Conference contribution
Authors Jamile Marchi
Marie Berg
Anna Dencker
Ellinor K. Olander
Cecily Begley
Published in 16th Healthcare Interdisciplinary Research Conference, 4 – 5 November 2015, at Trinity College Dublin, School of Nursing and Midwifery
Publication year 2015
Published at University of Gothenburg Centre for person-centred care (GPCC)
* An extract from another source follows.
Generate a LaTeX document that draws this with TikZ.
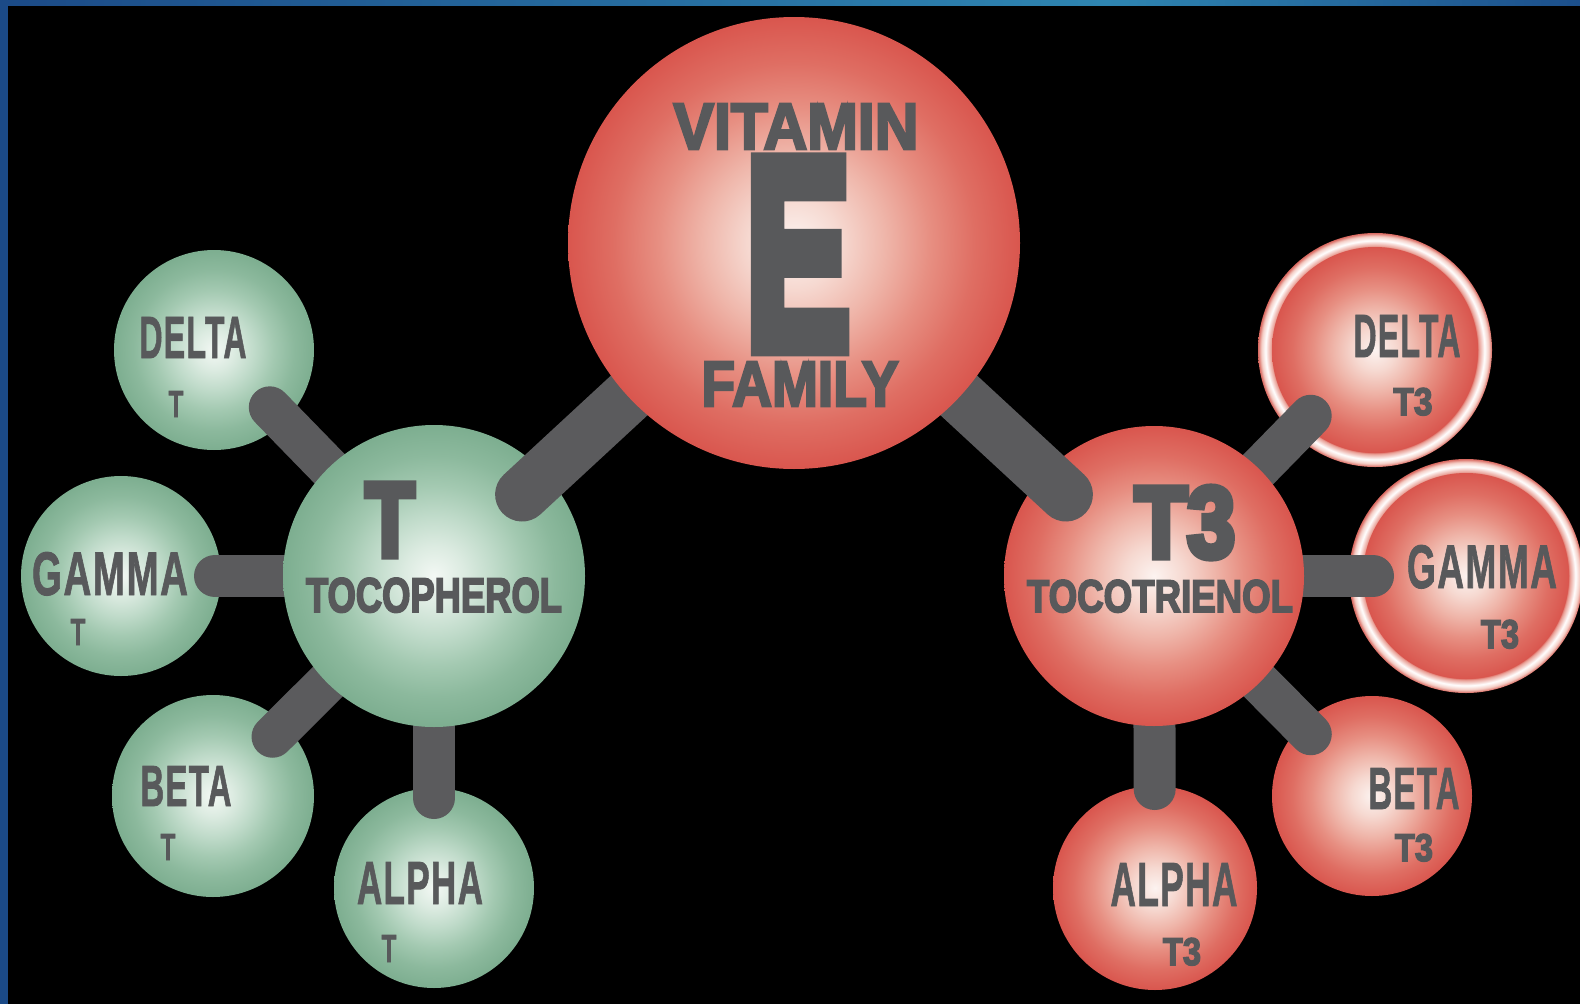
\documentclass[tikz,border=0pt]{standalone}
\usepackage{fontspec}
\usepackage{graphicx}
\newfontfamily\heavyfont{Liberation Sans}[BoldFeatures={FakeBold=4}]
\newfontfamily\efont{Liberation Sans}[BoldFeatures={FakeBold=7}]
\newfontfamily\medfont{Liberation Sans}[BoldFeatures={FakeBold=1.5,LetterSpace=4}]
\usetikzlibrary{calc}
\definecolor{txtgray}{HTML}{58595B}
\definecolor{bargray}{HTML}{5B5B5D}
\definecolor{blueA}{HTML}{1B4A87}
\definecolor{blueB}{HTML}{2E85B1}
\definecolor{blueC}{HTML}{1C4F8B}
\definecolor{rA}{HTML}{FCF3F0}
\definecolor{rB}{HTML}{F6D9D1}
\definecolor{rC}{HTML}{EFB6AA}
\definecolor{rD}{HTML}{E78F82}
\definecolor{rE}{HTML}{DF6E63}
\definecolor{rF}{HTML}{D9564E}
\definecolor{gA}{HTML}{F3F8F4}
\definecolor{gB}{HTML}{DCEBE1}
\definecolor{gC}{HTML}{C0DBCA}
\definecolor{gD}{HTML}{A3C9B1}
\definecolor{gE}{HTML}{8CB99D}
\definecolor{gF}{HTML}{7DAE90}
\definecolor{ringA}{HTML}{E9A096}
\definecolor{ringB}{HTML}{F4CCC4}
\definecolor{ringC}{HTML}{D8665D}
\pgfdeclareradialshading{redball}{\pgfpoint{0bp}{0bp}}{color(0bp)=(rA); color(5bp)=(rB); color(10bp)=(rC); color(15bp)=(rD); color(20bp)=(rE); color(25bp)=(rF); color(50bp)=(rF)}
\pgfdeclareradialshading{greenball}{\pgfpoint{0bp}{0bp}}{color(0bp)=(gA); color(5bp)=(gB); color(10bp)=(gC); color(15bp)=(gD); color(20bp)=(gE); color(25bp)=(gF); color(50bp)=(gF)}
\pgfdeclareradialshading{redring}{\pgfpoint{0bp}{0bp}}{color(0bp)=(rF); color(21.8bp)=(rF); color(22.2bp)=(ringA); color(23.4bp)=(white); color(24.3bp)=(ringB); color(25bp)=(ringC); color(50bp)=(ringC)}
\pgfdeclarehorizontalshading{bluebar}{100bp}{color(0bp)=(blueA); color(25bp)=(blueA); color(60bp)=(blueB); color(75bp)=(blueC); color(100bp)=(blueC)}
\newcommand\txtlbl[7]{\node[lbl] (#1) at (#2,#3) {\resizebox{#4pt}{#5pt}{#6\bfseries #7}};}
\tikzset{
  ball/.style={circle, inner sep=0pt, outer sep=0pt, minimum size=#1},
  gball/.style={ball=#1, shade, shading=greenball},
  rball/.style={ball=#1, shade, shading=redball},
  rring/.style={ball=#1, shade, shading=redring},
  sbar/.style={draw=bargray, line width=42pt, line cap=round},
  ebar/.style={draw=bargray, line width=54pt, line cap=round},
  lbl/.style={anchor=base, inner sep=0pt, outer sep=0pt, text=txtgray},
}
\begin{document}
\begin{tikzpicture}[x=1pt, y=-1pt]
\useasboundingbox (0,0) rectangle (1580,1004);
\fill[black] (0,0) rectangle (1580,1004);
\fill[blueA] (0,0) rectangle (8,1004);
\shade[shading=bluebar] (0,0) rectangle (1580,5);

% small circles
\node[gball=200pt] (Dt) at (214,350) {};
\node[gball=200pt] (Gt) at (121,576) {};
\node[gball=202pt] (Bt) at (213,796) {};
\node[gball=200pt] (At) at (434,888) {};
\node[rring=234pt] (DrR) at (1375,350) {};
\node[rball=206pt] (Dr) at (1375,350) {};
\node[rring=234pt] (GrR) at (1466,576) {};
\node[rball=206pt] (Gr) at (1466,576) {};
\node[rball=200pt] (Br) at (1372,796) {};
\node[rball=204pt] (Ar) at (1155,888) {};

% big circle positions (drawn later)
\coordinate (T) at (434,576);
\coordinate (T3) at (1154,576);
\coordinate (E) at (794,243);

% small bars
\draw[sbar] ($(Dt)!80pt!(T)$) -- (T);
\draw[sbar] ($(Gt)!94pt!(T)$) -- (T);
\draw[sbar] ($(Bt)!84pt!(T)$) -- (T);
\draw[sbar] ($(At)!90pt!(T)$) -- (T);
\draw[sbar] ($(Dr)!92pt!(T3)$) -- (T3);
\draw[sbar] ($(Gr)!93pt!(T3)$) -- (T3);
\draw[sbar] ($(Br)!87pt!(T3)$) -- (T3);
\draw[sbar] ($(Ar)!99pt!(T3)$) -- (T3);

% big circles
\node[gball=302pt] (Tn) at (T) {};
\node[rball=300pt] (T3n) at (T3) {};

% E bars
\draw[ebar] ($(Tn)!120pt!(E)$) -- (E);
\draw[ebar] ($(T3n)!120pt!(E)$) -- (E);

\node[rball=452pt] (En) at (E) {};

% texts
\txtlbl{tV}{796}{149}{245}{45}{\heavyfont}{VITAMIN}
\txtlbl{tE}{798}{347}{104}{185}{\efont}{E}
\txtlbl{tF}{800}{406}{197}{44}{\heavyfont}{FAMILY}
\txtlbl{tT}{390}{556}{49}{72}{\efont}{T}
\txtlbl{tTo}{434}{612}{256}{34}{\heavyfont}{TOCOPHEROL}
\txtlbl{tT3}{1185}{557}{100}{70}{\efont}{T3}
\txtlbl{tTr}{1160}{612}{266}{32}{\heavyfont}{TOCOTRIENOL}
\txtlbl{dT}{193}{358}{107}{41}{\medfont}{DELTA}
\txtlbl{dTs}{176}{417}{15}{26}{\medfont}{T}
\txtlbl{gT}{110}{595}{156}{43}{\medfont}{GAMMA}
\txtlbl{gTs}{78}{645}{15}{26}{\medfont}{T}
\txtlbl{bT}{186}{806}{91}{40}{\medfont}{BETA}
\txtlbl{bTs}{168}{860}{15}{26}{\medfont}{T}
\txtlbl{aT}{420}{904}{126}{42}{\medfont}{ALPHA}
\txtlbl{aTs}{389}{962}{15}{27}{\medfont}{T}
\txtlbl{dR}{1407}{357}{107}{42}{\medfont}{DELTA}
\txtlbl{dRs}{1413}{415}{39}{27}{\heavyfont}{T3}
\txtlbl{gR}{1482}{588}{150}{43}{\medfont}{GAMMA}
\txtlbl{gRs}{1500}{648}{38}{28}{\heavyfont}{T3}
\txtlbl{bR}{1414}{809}{91}{41}{\medfont}{BETA}
\txtlbl{bRs}{1414}{861}{38}{27}{\heavyfont}{T3}
\txtlbl{aR}{1174}{906}{127}{43}{\medfont}{ALPHA}
\txtlbl{aRs}{1182}{965}{38}{27}{\heavyfont}{T3}
\end{tikzpicture}
\end{document}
Institute of Health and Care Sciences
Language en
Keywords Maternal obesity, pregnancy
Subject categories Health Sciences

Abstract

• Aim To synthesise the findings from all systematic reviews conducted on maternal obesity in order to identify the risk of adverse outcomes on mother and baby. • Background Obesity in pregnancy is linked to a number of maternal and foetal complications. The prevalence of obesity in pregnancy (20-33%) has increased worldwide and has become a central public health issue. • Search and review methodology A protocol was developed a priori. Reviews that compared pregnant women of healthy weight with those who were obese (BMI >30), and reported on a health outcome for mother and/or baby, were eligible for inclusion. PubMed, CINAHL, Cochrane and Scopus databases were searched. Reviews were selected by inclusion criteria, and quality-assured using AMSTAR, independently by all authors, and checked by a second reviewer. • Findings Twenty-two systematic reviews, from a total of 573 original studies, met inclusion and quality criteria. Women with obesity in pregnancy were at increased risk of having an instrumental birth, caesarean section, surgical site infection, depression, gestational hypertension, diabetes mellitus and pre-eclampsia compared to women of healthy weight. Babies of women with obesity were at increased risk of preterm birth, being large-for-gestational-age, having fetal defects or congenital anomalies, perinatal death and neonatal death. Obesity in pregnancy was also associated with lower breastfeeding initiation rates and breastfeeding for a shorter time. • Conclusions and Implications This is the first review of reviews summarising outcomes associated with maternal obesity. The results show the negative impact obesity in pregnancy has on maternal and neonatal outcomes. Women need support to lose weight prior to becoming pregnant, and to avoid excessive weight gain in pregnancy. Additional reviews investigating factors that help women to lose weight before pregnancy and maintain healthy weight during pregnancy are warranted.